Two other women were killed in the town of La Union, in Zacapa Province, shot dead outside a school. It is still not clear whether they were victims of domestic violence or murdered by criminal gangs. “Guatemala awoke in mourning”, a women’s rights group, the Survivors’ Foundation, said in a recent statement about these killings. “We demand these crimes be solved.”

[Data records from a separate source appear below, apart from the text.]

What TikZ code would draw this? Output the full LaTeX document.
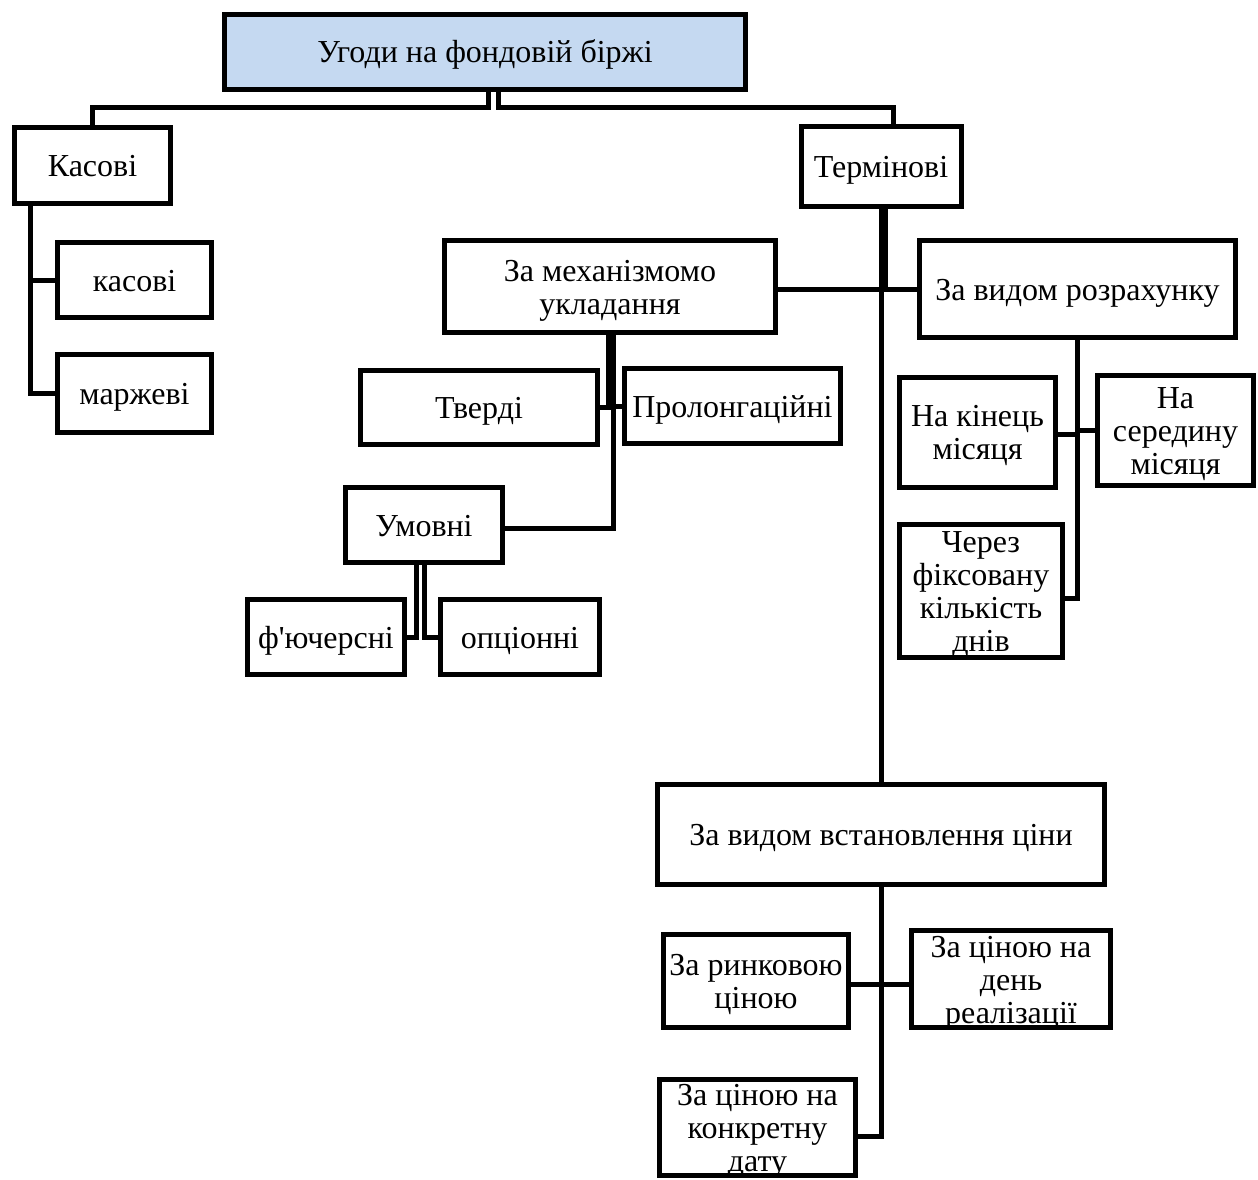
\documentclass[tikz,border=0pt]{standalone}
\usepackage{fontspec}
\setmainfont{Liberation Serif}[Ligatures=TeXOff]
\definecolor{rootfill}{RGB}{197,217,241}
% box text: #1 lines, 33pt apart, block centred on the box with the
% baselines set a little low; the text adds nothing to the box height
\newcommand\boxtext[2][1]{%
  \raisebox{\dimexpr 16.5pt*\numexpr #1-1\relax - 11pt\relax}[0pt][0pt]{%
    \begin{tabular}[t]{@{}c@{}}#2\end{tabular}}}
\tikzset{
  box/.style={draw, line width=5pt, inner sep=0pt,
    font=\fontsize{32}{33}\selectfont},
  link/.style={line width=5pt},
}
\begin{document}
\begin{tikzpicture}[x=1pt, y=-1pt]
\useasboundingbox (0,0) rectangle (1258,1180);

% boxes
\node[box, fill=rootfill, minimum width=521, minimum height=75] (root) at (485,52) {\boxtext{Угоди на фондовій біржі}};
\node[box, minimum width=156, minimum height=76] (kas) at (92.5,165.5) {\boxtext{Касові}};
\node[box, minimum width=160, minimum height=80] (term) at (881,166.5) {\boxtext{Термінові}};
\node[box, minimum width=154, minimum height=75] (kas2) at (134.5,280) {\boxtext{касові}};
\node[box, minimum width=154, minimum height=78] (marzh) at (134.5,393.5) {\boxtext{маржеві}};
\node[box, minimum width=331, minimum height=92] (mech) at (610,286.5) {\boxtext[2]{За механізмомо\\укладання}};
\node[box, minimum width=316, minimum height=97] (rozr) at (1077.5,289) {\boxtext{За видом розрахунку}};
\node[box, minimum width=237, minimum height=74] (tverdi) at (479,407.5) {\boxtext{Тверді}};
\node[box, minimum width=216, minimum height=75] (prol) at (732.5,406) {\boxtext{Пролонгаційні}};
\node[box, minimum width=157, minimum height=75] (umov) at (424,525) {\boxtext{Умовні}};
\node[box, minimum width=157, minimum height=75] (fut) at (326,637) {\boxtext{ф'ючерсні}};
\node[box, minimum width=159, minimum height=75] (opc) at (520,637) {\boxtext{опціонні}};
\node[box, minimum width=156, minimum height=110] (kin) at (977.5,432) {\boxtext[2]{На кінець\\місяця}};
\node[box, minimum width=156, minimum height=110] (ser) at (1175.5,430) {\boxtext[3]{На\\середину\\місяця}};
\node[box, minimum width=163, minimum height=133] (cherez) at (981,591) {\boxtext[4]{Через\\фіксовану\\кількість\\днів}};
\node[box, minimum width=447, minimum height=100] (vst) at (881,834.5) {\boxtext{За видом встановлення ціни}};
\node[box, minimum width=185, minimum height=93] (ryn) at (756,981) {\boxtext[2]{За ринковою\\ціною}};
\node[box, minimum width=199, minimum height=97] (den) at (1011,979) {\boxtext[3]{За ціною на\\день\\реалізації}};
\node[box, minimum width=196, minimum height=96] (konk) at (757.5,1127.5) {\boxtext[3]{За ціною на\\конкретну\\дату}};

% connectors
\draw[link] ([xshift=3pt]root.south) -- ++(0,16) -| (kas.north);
\draw[link] ([xshift=13pt]root.south) -- ++(0,16) -| ([xshift=12pt]term.north);

\draw[link] ([xshift=-62pt]kas.south) |- (kas2.west);
\draw[link] ([xshift=-62pt]kas.south) |- (marzh.west);

\draw[link] (term.south) -- (vst.north);
\draw[link] (term.south) |- ([yshift=-3pt]mech.east);
\draw[link] ([xshift=4pt]term.south) |- (rozr.west);

\draw[link] ([xshift=-2pt]mech.south) |- (tverdi.east);
\draw[link] ([xshift=2pt]mech.south) |- (prol.west);
\draw[link] ([xshift=3pt]mech.south) |- ([yshift=-3pt]umov.east);

\draw[link] ([xshift=-8pt]umov.south) |- (fut.east);
\draw[link] (umov.south) |- (opc.west);

\draw[link] (rozr.south) |- ([yshift=-2pt]kin.east);
\draw[link] (rozr.south) |- (ser.west);
\draw[link] (rozr.south) |- ([yshift=-7pt]cherez.east);

\draw[link] (vst.south) |- ([yshift=-3pt]ryn.east);
\draw[link] (vst.south) |- ([yshift=-5pt]den.west);
\draw[link] (vst.south) |- ([yshift=-9pt]konk.east);
\end{tikzpicture}
\end{document}
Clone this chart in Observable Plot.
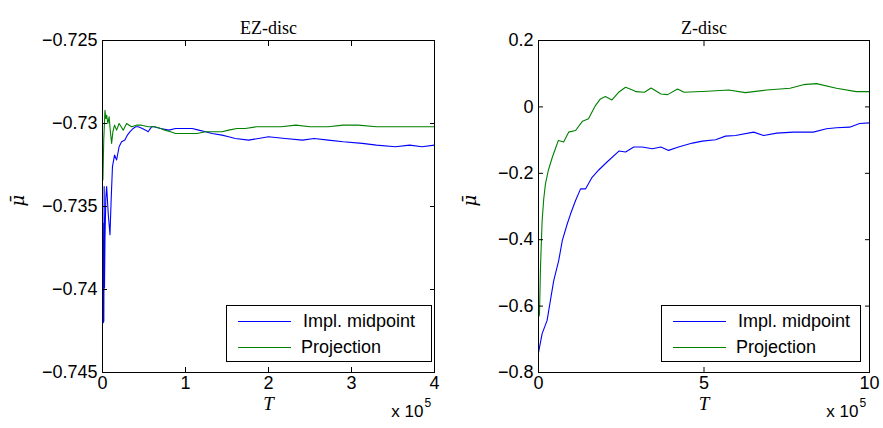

Other press reports in Guatemala highlight the social unrest throughout the country over land conflict, mining, and indigenous rights. After talking to activists, Mike Allison, associate professor in the Political Science department at the University of Scranton in Pennsylvania,concluded: “these are real concerns about the situation here … I’m afraid that adverse decisions with regards to the prosecution of human rights violators and the increased reliance on the military to resolve problems that do not have military solutions will only stoke the flames of discontent which is unfortunate and dangerous for the people of this beautiful country.”
Femicide and other forms of violence against women are widespread throughout the country but more reports are made and assassinations recorded in urban areas. Indeed, there may be under-reporting in the countryside, as in many cases the violent killing of women in these areas is not classified as femicide. Criminal investigation is very weak and only specialists from the Public Ministry can determine if it was femicide. These often have less capacity to carry out investigations outside the main cities and give less priority to these cases.
The long history of conflict has destroyed many communities. It will take a long time to bring about change but Sonia Acabal is confident that the struggle will continue: “Guatemala needs to construct a true democracy and find justice for the victims’ families. The deaths of 300,000 people will not be forgotten.”